INSTRUCTION:
Emit the data below verbatim, stripping out any pictures.

DATA EXCERPT:
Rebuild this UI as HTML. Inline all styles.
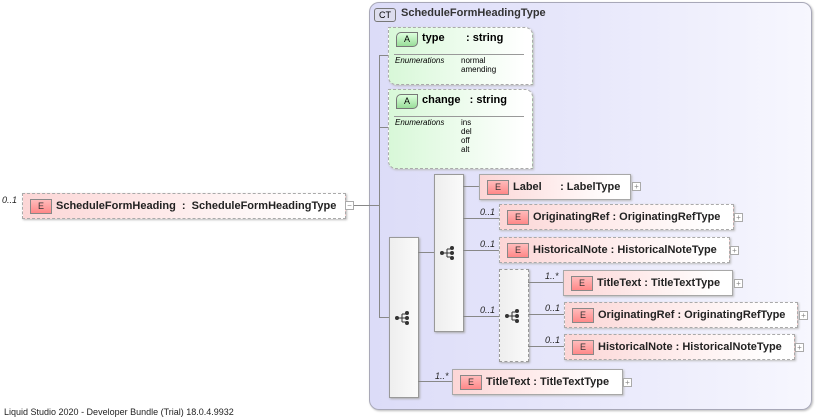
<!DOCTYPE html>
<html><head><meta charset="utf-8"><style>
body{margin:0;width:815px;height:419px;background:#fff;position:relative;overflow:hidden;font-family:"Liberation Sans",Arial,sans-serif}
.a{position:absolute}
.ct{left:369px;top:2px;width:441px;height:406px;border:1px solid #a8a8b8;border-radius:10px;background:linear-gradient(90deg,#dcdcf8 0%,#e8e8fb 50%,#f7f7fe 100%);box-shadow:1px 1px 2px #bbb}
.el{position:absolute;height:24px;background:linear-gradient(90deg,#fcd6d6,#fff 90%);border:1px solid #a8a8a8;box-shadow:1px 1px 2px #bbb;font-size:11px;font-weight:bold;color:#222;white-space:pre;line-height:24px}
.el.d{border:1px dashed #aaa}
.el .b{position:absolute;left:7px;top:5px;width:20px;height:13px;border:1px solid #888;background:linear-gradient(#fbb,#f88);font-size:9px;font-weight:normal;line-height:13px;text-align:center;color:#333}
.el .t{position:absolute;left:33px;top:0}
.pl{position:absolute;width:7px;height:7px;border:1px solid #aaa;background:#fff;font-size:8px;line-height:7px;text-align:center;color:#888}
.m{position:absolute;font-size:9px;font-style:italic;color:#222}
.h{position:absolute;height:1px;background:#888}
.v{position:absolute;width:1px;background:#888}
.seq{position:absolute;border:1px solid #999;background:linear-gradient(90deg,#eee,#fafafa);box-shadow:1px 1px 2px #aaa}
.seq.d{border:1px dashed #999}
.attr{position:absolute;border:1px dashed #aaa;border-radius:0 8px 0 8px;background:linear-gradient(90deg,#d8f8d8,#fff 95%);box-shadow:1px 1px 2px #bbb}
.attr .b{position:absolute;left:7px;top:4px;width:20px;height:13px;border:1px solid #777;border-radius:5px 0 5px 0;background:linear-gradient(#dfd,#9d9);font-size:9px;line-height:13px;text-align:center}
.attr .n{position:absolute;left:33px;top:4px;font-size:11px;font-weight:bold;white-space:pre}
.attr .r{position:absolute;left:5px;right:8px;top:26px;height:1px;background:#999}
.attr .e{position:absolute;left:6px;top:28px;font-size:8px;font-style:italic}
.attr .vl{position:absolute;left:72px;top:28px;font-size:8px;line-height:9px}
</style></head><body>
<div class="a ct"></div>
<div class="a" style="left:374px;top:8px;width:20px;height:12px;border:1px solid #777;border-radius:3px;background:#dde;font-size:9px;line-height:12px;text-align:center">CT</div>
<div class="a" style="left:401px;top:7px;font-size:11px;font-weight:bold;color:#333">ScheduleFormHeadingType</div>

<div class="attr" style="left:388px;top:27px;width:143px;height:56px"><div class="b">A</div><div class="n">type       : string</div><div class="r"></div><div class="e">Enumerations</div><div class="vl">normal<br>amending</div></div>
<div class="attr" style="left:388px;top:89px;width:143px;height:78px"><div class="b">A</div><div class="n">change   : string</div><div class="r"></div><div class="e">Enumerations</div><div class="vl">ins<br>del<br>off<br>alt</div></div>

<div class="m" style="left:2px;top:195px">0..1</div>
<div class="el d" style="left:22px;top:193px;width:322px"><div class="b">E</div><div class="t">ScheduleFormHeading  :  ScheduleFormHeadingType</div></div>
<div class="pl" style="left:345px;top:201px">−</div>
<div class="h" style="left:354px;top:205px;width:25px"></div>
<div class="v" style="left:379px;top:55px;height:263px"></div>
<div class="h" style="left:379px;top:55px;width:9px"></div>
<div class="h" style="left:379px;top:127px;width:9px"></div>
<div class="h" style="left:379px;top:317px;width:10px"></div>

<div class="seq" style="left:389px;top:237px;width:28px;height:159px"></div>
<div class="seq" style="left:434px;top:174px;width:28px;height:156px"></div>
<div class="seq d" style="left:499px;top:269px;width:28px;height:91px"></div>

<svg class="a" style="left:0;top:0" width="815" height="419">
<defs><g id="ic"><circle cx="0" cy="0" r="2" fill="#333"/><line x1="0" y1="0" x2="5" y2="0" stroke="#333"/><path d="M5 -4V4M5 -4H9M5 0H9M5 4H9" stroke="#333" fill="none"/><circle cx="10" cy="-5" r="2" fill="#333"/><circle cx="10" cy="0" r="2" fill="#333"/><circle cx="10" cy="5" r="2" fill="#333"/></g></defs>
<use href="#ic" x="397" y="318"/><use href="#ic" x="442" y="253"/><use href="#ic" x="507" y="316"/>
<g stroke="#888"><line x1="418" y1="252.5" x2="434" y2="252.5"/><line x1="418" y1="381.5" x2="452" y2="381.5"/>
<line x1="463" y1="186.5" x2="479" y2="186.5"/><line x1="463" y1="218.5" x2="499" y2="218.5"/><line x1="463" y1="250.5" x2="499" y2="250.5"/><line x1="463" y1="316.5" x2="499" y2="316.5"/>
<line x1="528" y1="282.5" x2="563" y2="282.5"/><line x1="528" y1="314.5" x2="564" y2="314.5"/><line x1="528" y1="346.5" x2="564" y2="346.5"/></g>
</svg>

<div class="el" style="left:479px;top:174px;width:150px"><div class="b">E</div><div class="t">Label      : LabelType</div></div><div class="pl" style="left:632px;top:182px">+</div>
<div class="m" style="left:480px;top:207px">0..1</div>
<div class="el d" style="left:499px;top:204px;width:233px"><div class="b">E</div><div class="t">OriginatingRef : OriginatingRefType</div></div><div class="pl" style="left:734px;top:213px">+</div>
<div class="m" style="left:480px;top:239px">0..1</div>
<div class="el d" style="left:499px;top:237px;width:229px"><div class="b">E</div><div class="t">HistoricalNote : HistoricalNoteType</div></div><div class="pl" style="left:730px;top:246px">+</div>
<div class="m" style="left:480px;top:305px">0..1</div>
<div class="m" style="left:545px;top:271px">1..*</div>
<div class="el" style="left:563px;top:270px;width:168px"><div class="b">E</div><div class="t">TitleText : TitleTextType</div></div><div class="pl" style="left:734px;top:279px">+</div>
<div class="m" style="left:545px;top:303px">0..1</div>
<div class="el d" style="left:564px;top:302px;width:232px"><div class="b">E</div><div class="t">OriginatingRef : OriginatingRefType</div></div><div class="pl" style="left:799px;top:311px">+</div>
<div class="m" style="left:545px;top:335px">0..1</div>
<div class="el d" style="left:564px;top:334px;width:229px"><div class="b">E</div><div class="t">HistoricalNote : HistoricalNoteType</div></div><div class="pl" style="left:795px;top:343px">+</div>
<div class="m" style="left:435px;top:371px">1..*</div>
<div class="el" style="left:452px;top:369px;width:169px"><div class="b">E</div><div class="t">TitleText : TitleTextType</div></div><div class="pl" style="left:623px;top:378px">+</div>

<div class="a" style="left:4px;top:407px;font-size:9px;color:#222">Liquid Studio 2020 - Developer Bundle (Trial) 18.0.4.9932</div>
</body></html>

THE ANSWER:
Rebuild this UI as HTML. Inline all styles.
<!DOCTYPE html>
<html><head><meta charset="utf-8"><style>
body{margin:0;width:815px;height:419px;background:#fff;position:relative;overflow:hidden;font-family:"Liberation Sans",Arial,sans-serif}
.a{position:absolute}
.ct{left:369px;top:2px;width:441px;height:406px;border:1px solid #a8a8b8;border-radius:10px;background:linear-gradient(90deg,#dcdcf8 0%,#e8e8fb 50%,#f7f7fe 100%);box-shadow:1px 1px 2px #bbb}
.el{position:absolute;height:24px;background:linear-gradient(90deg,#fcd6d6,#fff 90%);border:1px solid #a8a8a8;box-shadow:1px 1px 2px #bbb;font-size:11px;font-weight:bold;color:#222;white-space:pre;line-height:24px}
.el.d{border:1px dashed #aaa}
.el .b{position:absolute;left:7px;top:5px;width:20px;height:13px;border:1px solid #888;background:linear-gradient(#fbb,#f88);font-size:9px;font-weight:normal;line-height:13px;text-align:center;color:#333}
.el .t{position:absolute;left:33px;top:0}
.pl{position:absolute;width:7px;height:7px;border:1px solid #aaa;background:#fff;font-size:8px;line-height:7px;text-align:center;color:#888}
.m{position:absolute;font-size:9px;font-style:italic;color:#222}
.h{position:absolute;height:1px;background:#888}
.v{position:absolute;width:1px;background:#888}
.seq{position:absolute;border:1px solid #999;background:linear-gradient(90deg,#eee,#fafafa);box-shadow:1px 1px 2px #aaa}
.seq.d{border:1px dashed #999}
.attr{position:absolute;border:1px dashed #aaa;border-radius:0 8px 0 8px;background:linear-gradient(90deg,#d8f8d8,#fff 95%);box-shadow:1px 1px 2px #bbb}
.attr .b{position:absolute;left:7px;top:4px;width:20px;height:13px;border:1px solid #777;border-radius:5px 0 5px 0;background:linear-gradient(#dfd,#9d9);font-size:9px;line-height:13px;text-align:center}
.attr .n{position:absolute;left:33px;top:4px;font-size:11px;font-weight:bold;white-space:pre}
.attr .r{position:absolute;left:5px;right:8px;top:26px;height:1px;background:#999}
.attr .e{position:absolute;left:6px;top:28px;font-size:8px;font-style:italic}
.attr .vl{position:absolute;left:72px;top:28px;font-size:8px;line-height:9px}
</style></head><body>
<div class="a ct"></div>
<div class="a" style="left:374px;top:8px;width:20px;height:12px;border:1px solid #777;border-radius:3px;background:#dde;font-size:9px;line-height:12px;text-align:center">CT</div>
<div class="a" style="left:401px;top:7px;font-size:11px;font-weight:bold;color:#333">ScheduleFormHeadingType</div>

<div class="attr" style="left:388px;top:27px;width:143px;height:56px"><div class="b">A</div><div class="n">type       : string</div><div class="r"></div><div class="e">Enumerations</div><div class="vl">normal<br>amending</div></div>
<div class="attr" style="left:388px;top:89px;width:143px;height:78px"><div class="b">A</div><div class="n">change   : string</div><div class="r"></div><div class="e">Enumerations</div><div class="vl">ins<br>del<br>off<br>alt</div></div>

<div class="m" style="left:2px;top:195px">0..1</div>
<div class="el d" style="left:22px;top:193px;width:322px"><div class="b">E</div><div class="t">ScheduleFormHeading  :  ScheduleFormHeadingType</div></div>
<div class="pl" style="left:345px;top:201px">−</div>
<div class="h" style="left:354px;top:205px;width:25px"></div>
<div class="v" style="left:379px;top:55px;height:263px"></div>
<div class="h" style="left:379px;top:55px;width:9px"></div>
<div class="h" style="left:379px;top:127px;width:9px"></div>
<div class="h" style="left:379px;top:317px;width:10px"></div>

<div class="seq" style="left:389px;top:237px;width:28px;height:159px"></div>
<div class="seq" style="left:434px;top:174px;width:28px;height:156px"></div>
<div class="seq d" style="left:499px;top:269px;width:28px;height:91px"></div>

<svg class="a" style="left:0;top:0" width="815" height="419">
<defs><g id="ic"><circle cx="0" cy="0" r="2" fill="#333"/><line x1="0" y1="0" x2="5" y2="0" stroke="#333"/><path d="M5 -4V4M5 -4H9M5 0H9M5 4H9" stroke="#333" fill="none"/><circle cx="10" cy="-5" r="2" fill="#333"/><circle cx="10" cy="0" r="2" fill="#333"/><circle cx="10" cy="5" r="2" fill="#333"/></g></defs>
<use href="#ic" x="397" y="318"/><use href="#ic" x="442" y="253"/><use href="#ic" x="507" y="316"/>
<g stroke="#888"><line x1="418" y1="252.5" x2="434" y2="252.5"/><line x1="418" y1="381.5" x2="452" y2="381.5"/>
<line x1="463" y1="186.5" x2="479" y2="186.5"/><line x1="463" y1="218.5" x2="499" y2="218.5"/><line x1="463" y1="250.5" x2="499" y2="250.5"/><line x1="463" y1="316.5" x2="499" y2="316.5"/>
<line x1="528" y1="282.5" x2="563" y2="282.5"/><line x1="528" y1="314.5" x2="564" y2="314.5"/><line x1="528" y1="346.5" x2="564" y2="346.5"/></g>
</svg>

<div class="el" style="left:479px;top:174px;width:150px"><div class="b">E</div><div class="t">Label      : LabelType</div></div><div class="pl" style="left:632px;top:182px">+</div>
<div class="m" style="left:480px;top:207px">0..1</div>
<div class="el d" style="left:499px;top:204px;width:233px"><div class="b">E</div><div class="t">OriginatingRef : OriginatingRefType</div></div><div class="pl" style="left:734px;top:213px">+</div>
<div class="m" style="left:480px;top:239px">0..1</div>
<div class="el d" style="left:499px;top:237px;width:229px"><div class="b">E</div><div class="t">HistoricalNote : HistoricalNoteType</div></div><div class="pl" style="left:730px;top:246px">+</div>
<div class="m" style="left:480px;top:305px">0..1</div>
<div class="m" style="left:545px;top:271px">1..*</div>
<div class="el" style="left:563px;top:270px;width:168px"><div class="b">E</div><div class="t">TitleText : TitleTextType</div></div><div class="pl" style="left:734px;top:279px">+</div>
<div class="m" style="left:545px;top:303px">0..1</div>
<div class="el d" style="left:564px;top:302px;width:232px"><div class="b">E</div><div class="t">OriginatingRef : OriginatingRefType</div></div><div class="pl" style="left:799px;top:311px">+</div>
<div class="m" style="left:545px;top:335px">0..1</div>
<div class="el d" style="left:564px;top:334px;width:229px"><div class="b">E</div><div class="t">HistoricalNote : HistoricalNoteType</div></div><div class="pl" style="left:795px;top:343px">+</div>
<div class="m" style="left:435px;top:371px">1..*</div>
<div class="el" style="left:452px;top:369px;width:169px"><div class="b">E</div><div class="t">TitleText : TitleTextType</div></div><div class="pl" style="left:623px;top:378px">+</div>

<div class="a" style="left:4px;top:407px;font-size:9px;color:#222">Liquid Studio 2020 - Developer Bundle (Trial) 18.0.4.9932</div>
</body></html>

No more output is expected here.